Trading binary options successfully is all about using the right strategies and leveraging the latest tools. One of the most powerful strategies used by smart traders is the pin bars. This is one of the most-effective methods to identify points during the course of trading where market reversals occur for the assets.
What are pin bars ?
Pin bars are nothing but candlestick reversal patterns that help identify any possible price reversal depending on their position at the top or bottom signals. Bearish reversal candlestick pin bars include the shooting star candlestick, the inverted hammer candlestick and the Doji candlestick. When any of the three appear at the top signal, it means there is an impending bearish reversal. Other popularly used pin bars include the dragonfly doji, the hammer and the hanging man. These pin bars are used to denote bullish trends. When they appear at the bottom of the market, it means the asset’s price is going to experience an upward swing.
How are pin bars effective price defining tools in binary options trading ?
Major binary options contract types that can be traded in using the pin bars tool include Touch/No Touch options and Call/Put digital options. The best way of effectively using pin bars to determine bullish or bearish trends is to combine them with other technical analysis tools. This will enhance the accuracy of signals making it easier for traders to make the right decisions.
- One way is to combine pin bars with a tool that confirms that the asset price is going to hit a bottom reversal after bouncing after hitting a string support.
- You can combine confirmation that a top reversal spurred by a strong resistance of the asset price with bearish pin bars for accurate signals.
So, what aspect will confirm that a strong resistance or support price is hit by the asset?
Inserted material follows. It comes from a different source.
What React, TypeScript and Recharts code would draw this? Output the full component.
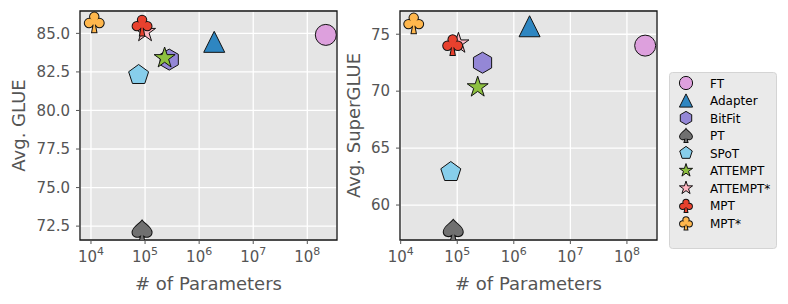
import React from 'react'
import { ScatterChart, Scatter, XAxis, YAxis, CartesianGrid, ReferenceArea } from 'recharts'

const methods = ['FT', 'Adapter', 'BitFit', 'PT', 'SPoT', 'ATTEMPT', 'ATTEMPT*', 'MPT', 'MPT*']
const markerKinds = ['circle', 'triangle', 'hexagon', 'spade', 'pentagon', 'star', 'star', 'club', 'club']
const markerColors = ['#DDA0DD', '#2E86C1', '#9487D6', '#707070', '#87CEEB', '#8DC03F', '#FFB6C1', '#E8412E', '#FFB74D']

const glueParams = [2.2e8, 1.9e6, 2.8e5, 8.8e4, 7.6e4, 2.3e5, 1.0e5, 8.8e4, 1.15e4]
const glueScores = [84.9, 84.45, 83.3, 72.2, 82.3, 83.4, 85.1, 85.55, 85.75]

const superGlueParams = [2.1e8, 1.9e6, 2.8e5, 8.5e4, 7.7e4, 2.3e5, 1.05e5, 8.3e4, 1.7e4]
const superGlueScores = [74.0, 75.7, 72.5, 57.8, 62.9, 70.35, 74.2, 74.1, 76.0]

const logTicks = [1e4, 1e5, 1e6, 1e7, 1e8]
const glueTicks = [72.5, 75, 77.5, 80, 82.5, 85]
const superGlueTicks = [60, 65, 70, 75]

const FONT = '"DejaVu Sans", sans-serif'
const INK = '#555555'

type Kind = string

function shapeParts(kind: Kind, cx: number, cy: number, r: number) {
  if (kind === 'club') {
    const c = 0.4 * r
    return (
      <>
        <circle cx={cx} cy={cy - 0.48 * r} r={c} />
        <circle cx={cx - 0.5 * r} cy={cy + 0.12 * r} r={c} />
        <circle cx={cx + 0.5 * r} cy={cy + 0.12 * r} r={c} />
        <circle cx={cx} cy={cy - 0.02 * r} r={0.3 * r} />
        <path d={`M${cx - 0.05 * r},${cy + 0.2 * r} L${cx - 0.2 * r},${cy + r} L${cx + 0.2 * r},${cy + r} L${cx + 0.05 * r},${cy + 0.2 * r} Z`} />
      </>
    )
  }
  // spade
  const s = r * 0.95
  const p = (x: number, y: number) => `${cx + x * s},${cy + y * s}`
  return (
    <path
      d={`M${p(0, -1)} C${p(0.3, -0.6)} ${p(1, -0.3)} ${p(0.95, 0.22)} C${p(0.9, 0.65)} ${p(0.35, 0.72)} ${p(0.08, 0.42)} L${p(0.22, 1.02)} L${p(-0.22, 1.02)} L${p(-0.08, 0.42)} C${p(-0.35, 0.72)} ${p(-0.9, 0.65)} ${p(-0.95, 0.22)} C${p(-1, -0.3)} ${p(-0.3, -0.6)} ${p(0, -1)} Z`}
    />
  )
}

function polygon(cx: number, cy: number, r: number, n: number) {
  const pts: string[] = []
  for (let k = 0; k < n; k++) {
    const a = -Math.PI / 2 + (k * 2 * Math.PI) / n
    pts.push(`${cx + r * Math.cos(a)},${cy + r * Math.sin(a)}`)
  }
  return pts.join(' ')
}

function starPts(cx: number, cy: number, r: number) {
  const pts: string[] = []
  for (let k = 0; k < 10; k++) {
    const a = -Math.PI / 2 + (k * Math.PI) / 5
    const rr = k % 2 === 0 ? r : r * 0.382
    pts.push(`${cx + rr * Math.cos(a)},${cy + rr * Math.sin(a)}`)
  }
  return pts.join(' ')
}

function MarkerShape({ kind, cx, cy, r, fill }: { kind: Kind; cx: number; cy: number; r: number; fill: string }) {
  const edge = { stroke: '#111', strokeWidth: 1 }
  if (kind === 'circle') return <circle cx={cx} cy={cy} r={r} fill={fill} {...edge} />
  if (kind === 'triangle')
    return <polygon points={`${cx},${cy - r} ${cx - r},${cy + r} ${cx + r},${cy + r}`} fill={fill} {...edge} />
  if (kind === 'hexagon') return <polygon points={polygon(cx, cy, r, 6)} fill={fill} {...edge} />
  if (kind === 'pentagon') return <polygon points={polygon(cx, cy, r, 5)} fill={fill} {...edge} />
  if (kind === 'star') return <polygon points={starPts(cx, cy, r * 1.05)} fill={fill} {...edge} />
  // club / spade: outline only around the union of parts
  return (
    <g>
      <g fill={fill} stroke="#111" strokeWidth={2}>{shapeParts(kind, cx, cy, r)}</g>
      <g fill={fill} stroke="none">{shapeParts(kind, cx, cy, r)}</g>
    </g>
  )
}

function LogTick(props: any) {
  const { x, y, payload } = props
  const exp = Math.round(Math.log10(payload.value))
  return (
    <text x={x} y={y + 16} textAnchor="middle" fill={INK} fontSize={15} fontFamily={FONT}>
      10<tspan dy={-7} fontSize={11}>{exp}</tspan>
    </text>
  )
}

interface PanelProps {
  left: number
  width: number
  marginRight: number
  yAxisWidth: number
  params: number[]
  scores: number[]
  xDomain: [number, number]
  yDomain: [number, number]
  yTicks: number[]
  yFmt: (v: number) => string
  yTitle: string
  yTitleX: number
}

function Panel({ left, width, marginRight, yAxisWidth, params, scores, xDomain, yDomain, yTicks, yFmt, yTitle, yTitleX }: PanelProps) {
  return (
    <div style={{ position: 'absolute', left, top: 0 }}>
      <ScatterChart width={width} height={304} margin={{ top: 11, right: marginRight, bottom: 24, left: 30 }}>
        <CartesianGrid fill="#E5E5E5" stroke="#ffffff" strokeWidth={1.3} />
        <XAxis
          dataKey="x"
          type="number"
          scale="log"
          domain={xDomain}
          ticks={logTicks}
          interval={0}
          allowDataOverflow
          height={40}
          axisLine={false}
          tickSize={4}
          tickLine={{ stroke: INK }}
          tick={<LogTick />}
          label={{
            content: (p: any) => {
              const vb = p.viewBox
              return (
                <text x={vb.x + vb.width / 2} y={vb.y + 50} textAnchor="middle" fill={INK} fontSize={18} fontFamily={FONT}>
                  # of Parameters
                </text>
              )
            },
          }}
        />
        <YAxis
          dataKey="y"
          type="number"
          domain={yDomain}
          ticks={yTicks}
          interval={0}
          allowDataOverflow
          width={yAxisWidth}
          axisLine={false}
          tickSize={4}
          tickMargin={6}
          tickLine={{ stroke: INK }}
          tickFormatter={yFmt}
          tick={{ fill: INK, fontSize: 15, fontFamily: FONT }}
          label={{
            content: (p: any) => {
              const vb = p.viewBox
              const cy = vb.y + vb.height / 2
              return (
                <text
                  x={yTitleX}
                  y={cy}
                  transform={`rotate(-90, ${yTitleX}, ${cy})`}
                  textAnchor="middle"
                  fill={INK}
                  fontSize={18}
                  fontFamily={FONT}
                >
                  {yTitle}
                </text>
              )
            },
          }}
        />
        {methods.map((m, i) => (
          <Scatter
            key={m}
            name={m}
            data={[{ x: params[i], y: scores[i] }]}
            isAnimationActive={false}
            shape={(p: any) => <MarkerShape kind={markerKinds[i]} cx={p.cx} cy={p.cy} r={10.5} fill={markerColors[i]} />}
          />
        ))}
        <ReferenceArea
          x1={xDomain[0]}
          x2={xDomain[1]}
          y1={yDomain[0]}
          y2={yDomain[1]}
          fill="none"
          stroke="#111"
          strokeWidth={1.3}
          ifOverflow="extendDomain"
        />
      </ScatterChart>
    </div>
  )
}

function Legend() {
  return (
    <svg width={109} height={178} style={{ position: 'absolute', left: 669, top: 72 }}>
      <rect x={0.5} y={0.5} width={107} height={176} rx={3} fill="#EAEAEA" stroke="#D4D4D4" />
      {methods.map((m, i) => {
        const cy = 11 + i * 17.5
        return (
          <g key={m}>
            <MarkerShape kind={markerKinds[i]} cx={17} cy={cy} r={6.6} fill={markerColors[i]} />
            <text x={41} y={cy + 4.5} fontSize={12} fontFamily={FONT} fill="#000">
              {m}
            </text>
          </g>
        )
      })}
    </svg>
  )
}

export default function App() {
  return (
    <div style={{ position: 'absolute', left: 0, top: 0, width: 788, height: 304, background: '#fff', fontFamily: FONT }}>
      <Panel
        left={0}
        width={345}
        marginRight={8}
        yAxisWidth={50}
        params={glueParams}
        scores={glueScores}
        xDomain={[6266, 3.54e8]}
        yDomain={[71.6, 86.45]}
        yTicks={glueTicks}
        yFmt={(v) => v.toFixed(1)}
        yTitle="Avg. GLUE"
        yTitleX={25}
      />
      <Panel
        left={340}
        width={320}
        marginRight={3}
        yAxisWidth={30}
        params={superGlueParams}
        scores={superGlueScores}
        xDomain={[9730, 3.4e8]}
        yDomain={[56.93, 77.04]}
        yTicks={superGlueTicks}
        yFmt={(v) => String(v)}
        yTitle="Avg. SuperGLUE"
        yTitleX={20}
      />
      <Legend />
    </div>
  )
}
A simple way of identifying this trend is to see if the lower channel trend is acting as a support and the upper channel trend like a resistance. This means the asset price is confined within the price channel boundaries.
Another way is to use an automatic pivot calculator, usually available for free online, to trace daily pivot points which in turn can be used to define support and resistance.
Using time frame chart and indicators
Time frame chart is used by traders to determine the binary options trade’s expiry time. Traders popularly use two indicators namely the stochastic oscillator that help determine the oversold and over bought areas and the automatic pivot calculator.
- To identify bullish trade, you must check the appearance of pin bars after a continued downtrend period.
- Another aspect to check for is whether the pin bar is at the right support level.
- Check the stochastic oscillator to identify if it is an oversold market.
Similarly, bearish trade can be identified based on various factors.
- After a prolonged period of sustained uptrend, the bearish pin bar candlesticks appear
- The pin bar is at the right resistance level
- Overbought market is indicated by the stochastic oscillator
Example of a stochastic oscillator chart –Pin bar strategy can be used effectively to trade smart in the binary options market. You can master the art of using this strategy with a little practice and start making money on a regular basis.